I want to mention first that these are homework questions. I have done 3 out of 4.
"Do you remember how we used the pairing function and the Gödel numbering to associate each program in the language L with a unique natural number? To be precise, we demanded that every program in L is associated with unique number, and we also required that every natural number is associated with a valid program in L . Now it is your task to develop such one-to-one mappings for other things. If you think that a mapping cannot be defined, please give a reason."
- Define such a mapping for quintuples of natural numbers.
This one was pretty easy.
(a, b, c, d, e) ↔ < <a, b>, <c, <d, e> > > (one possible solution)
- Define such a mapping for odd natural numbers.
I am not sure about this one.
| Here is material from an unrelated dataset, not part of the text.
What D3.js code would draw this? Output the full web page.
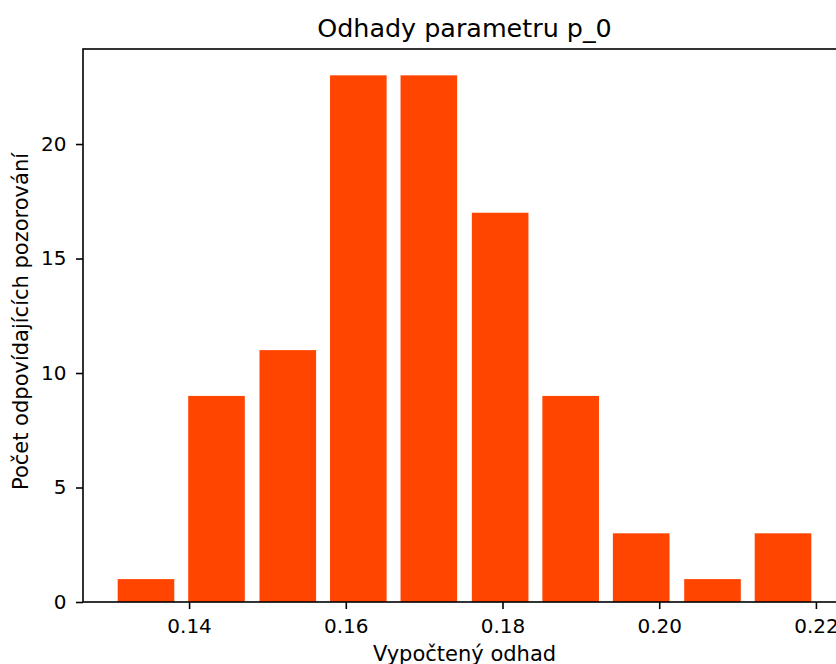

I was able to figure out the even number one using the example of where f(x) = (x/2)
(x1, x2, ..., xn, xn+1, xn+2, ..., xn+m) ↔ [m, f(x1), f(x2), ..., f(xn)] – 1 with f(x) = ⎣x/2⎦
Define such a mapping for pairs (x, y), where x and y are letters from the English alphabet.
I determined this is not possible because there are only a finite number of such pairs.
Define such a mapping for the set of natural numbers {0, 1,…, 1000}.
I determined this is not possible because there are only a finite number of such pairs as well.
I just wanted to confirm if my thinking was correct in these questions. 2 gave me trouble.
This question is a little unclear; I'm confused whether they're asking for (e.g.)
An injection from $\mathbb{N}$ to $\mathbb{N}^5$,
An injection from $\mathbb{N}^5$ to $\mathbb{N}$, or
A bijection from $\mathbb{N}$ to $\mathbb{N}^5$.
The choice of interpretation here determines whether 3 and 4 are doable, as you observe.
Meanwhile, I don't understand your approach to 2: what is the thing you've written down? What two sets is it a map between? The way I read the question, they're asking for a bijection between the naturals and the odd naturals, which looks nothing like what you've written.